# Turning of Filter During Fish Feeding



## pnchowdary (Jul 27, 2006)

*Turning off Filter During Fish Feeding*

I usually turn of the filter before feeding my fish, otherwise the fish food gets blown to the bottom and it gets rotten. I used to have a HOB type of filter and I was fine with turning the HOB on and off during feeding. However, I recently switched to EHEIM 2123 for my 30 gallon tank and when I do the same thing with it, I notice a grinding noise for a few seconds when I turn it back on. I am a little bit worried whether doing so, would spoil my EHEIM 2123. If so, is there a solution for feeding the fish without turning off my EHEIM?.


----------



## houseofcards (Feb 16, 2005)

I would have to say if your filter is making a grinding noise from feeding your feeding way to much. You have a 30 gallon so you can't have anything too large in there that would require very large hard food.


----------



## Jdinh04 (Oct 7, 2004)

The eheim usually always makes those noises when you turn them on. If you have any bottom feeders they will eat the food that sinks down. But try not to add too much food during your feedings. Try that and see how it works.


----------



## JanS (Apr 14, 2004)

Sometimes the canister filters do make a little noise when they start up until they can "burp", especially if you have your spray bar above the water.

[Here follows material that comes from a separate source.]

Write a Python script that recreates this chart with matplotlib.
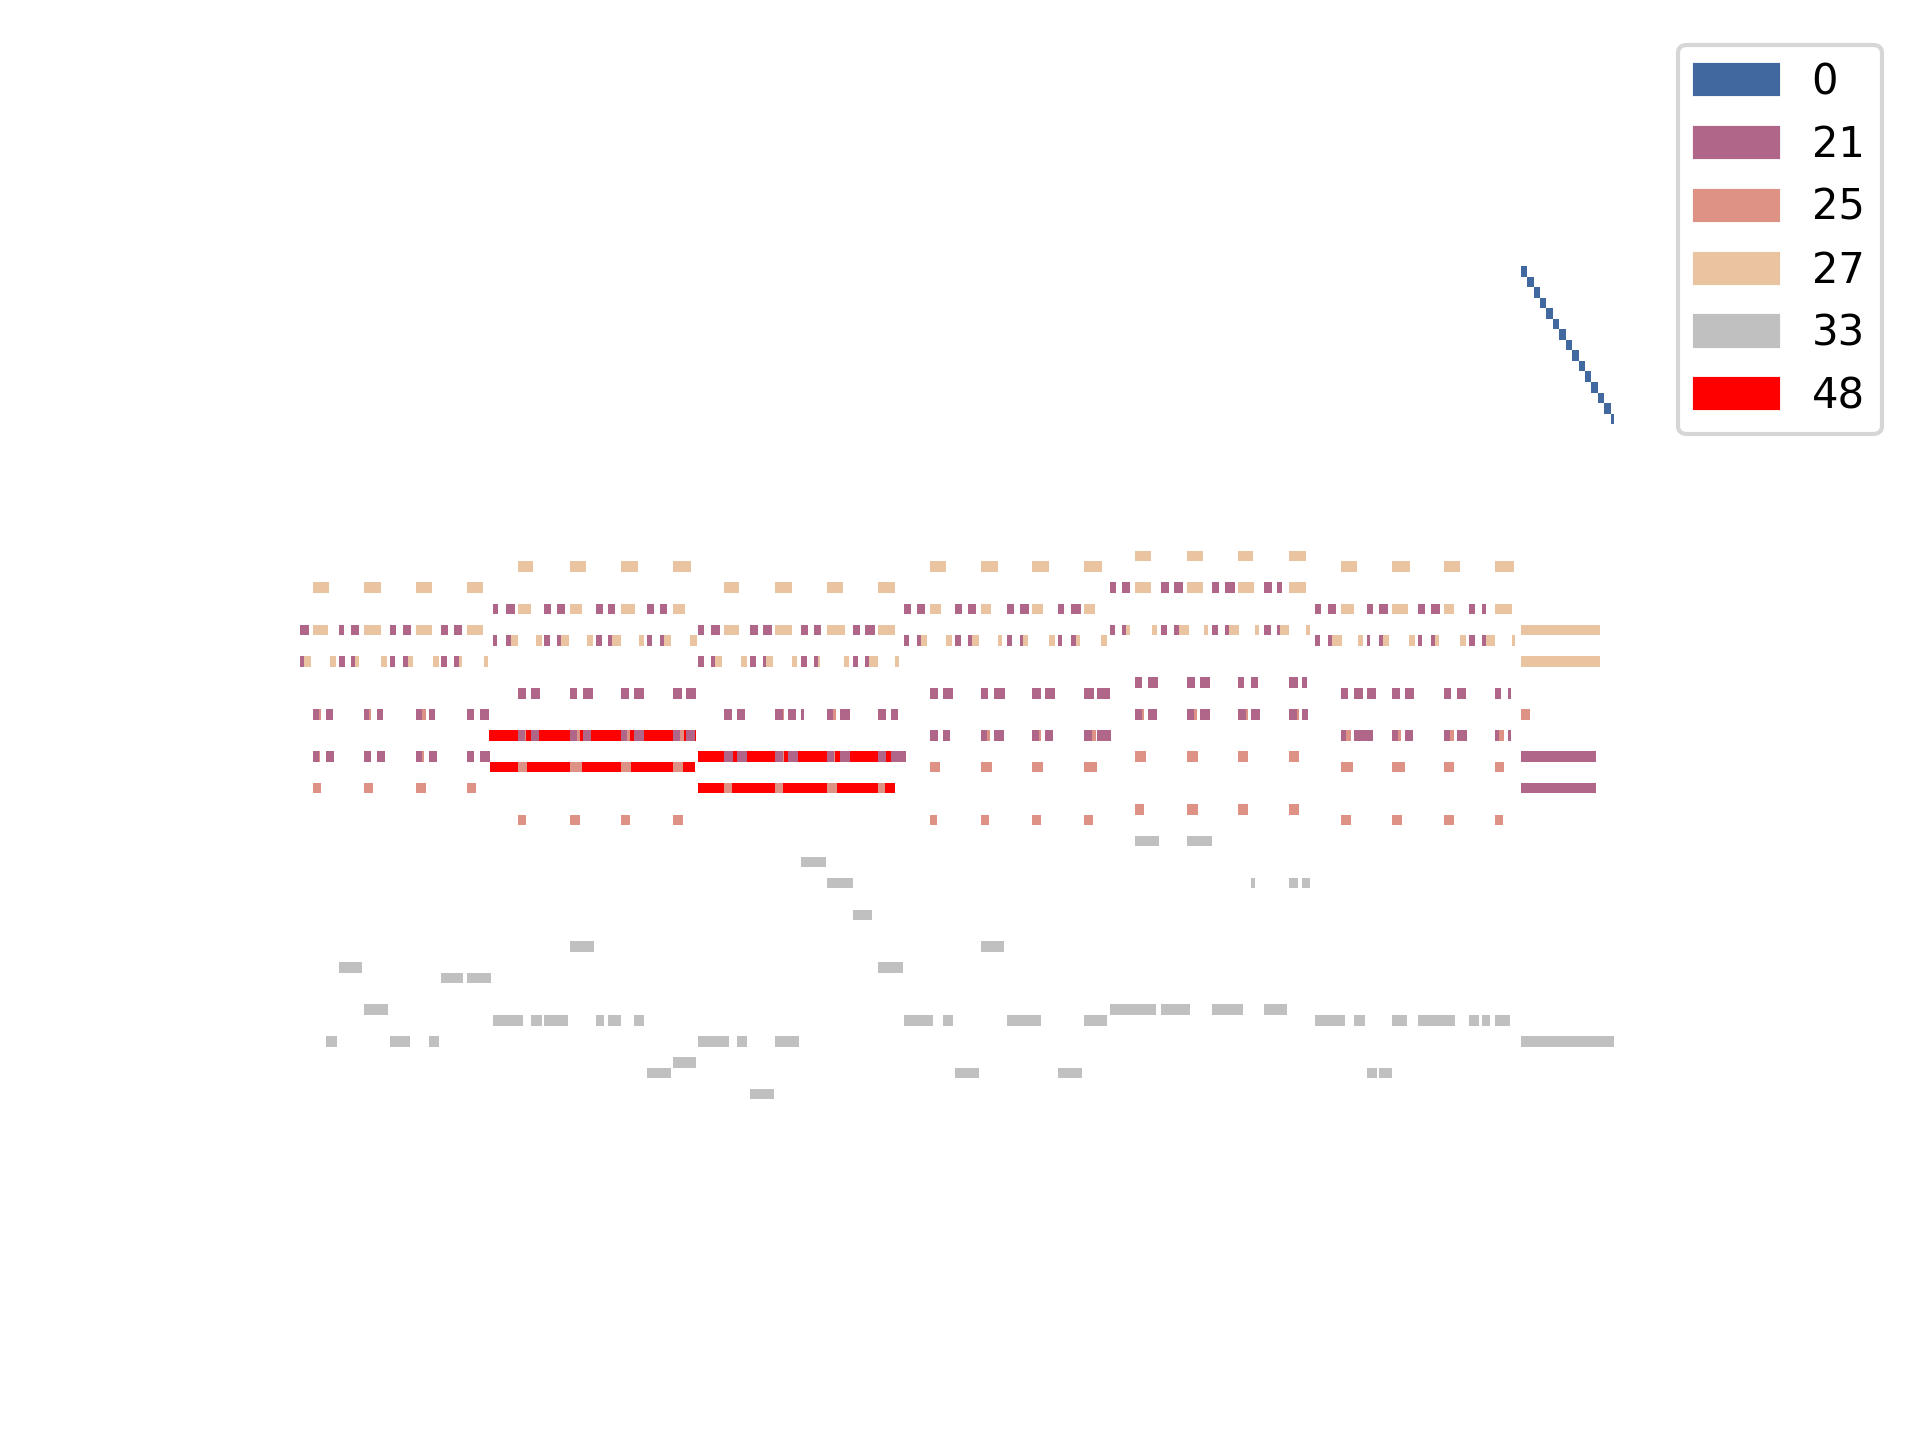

I don't turn them off during feeding since the fish always find the food and sometimes I think they like a little challenge of catching it.
If the food is going uneaten on the bottom, chances are too much is going into the tank. If the fish were not getting some, they would go to the bottom to pick it up.

Do you have your spray bar below the surface of the water? If not, that's probably why it's getting blown to the bottom, since that doesn't happen with mine.


----------



## PokeyCheetah (Apr 23, 2013)

I am having the same problem sadly with the filter shooting the food to the bottom of the tank.

However I think I can add some info/help. 
That grinding sound is made when the filter is turned on without filling it with water first. I know this because mine does the same thing. If you go back to your setup instructions for it, it probably tells you to fill the filter with water before turning it on and to never run it without water in it. This WILL make it go bad prematurely. When you turn it off/unplug it, it will empty itself, at least mine does.(don't ask me why)

This issue can be remedied by taking out a cup full(maybe 16oz depending on size, make sure its enough to fill the filter back up) of water from the tank before feeding. Once your fishy has eaten its fill, pour the water into the filter(in the reservoir where the filter cartridge is located) before you plug it back in. You may hear a little noise for a second or two, but it won't beat up your filter, and it won't make that ridiculous grinding sound that annoys you, and undoubtedly the fish.

I have a 10 gallon thats divided in 2 and have 2 betta fish in them so I can't use bottom feeders to clean up the bottom of the tank, this is why I go through the hassle of doing this every night, otherwise I'd just buy another one of those neat looking 'algae eater/tank cleaner' fish. I originally had one but neither of my bettas liked it and I had to give it to a friend.


----------



## Yo-han (Oct 15, 2010)

Hi PokeyCheetah, first, welcome to the forum! Unfortunate you are 7 years late to help pnchowdary Check the date of the post


----------



## PokeyCheetah (Apr 23, 2013)

oops... lol


----------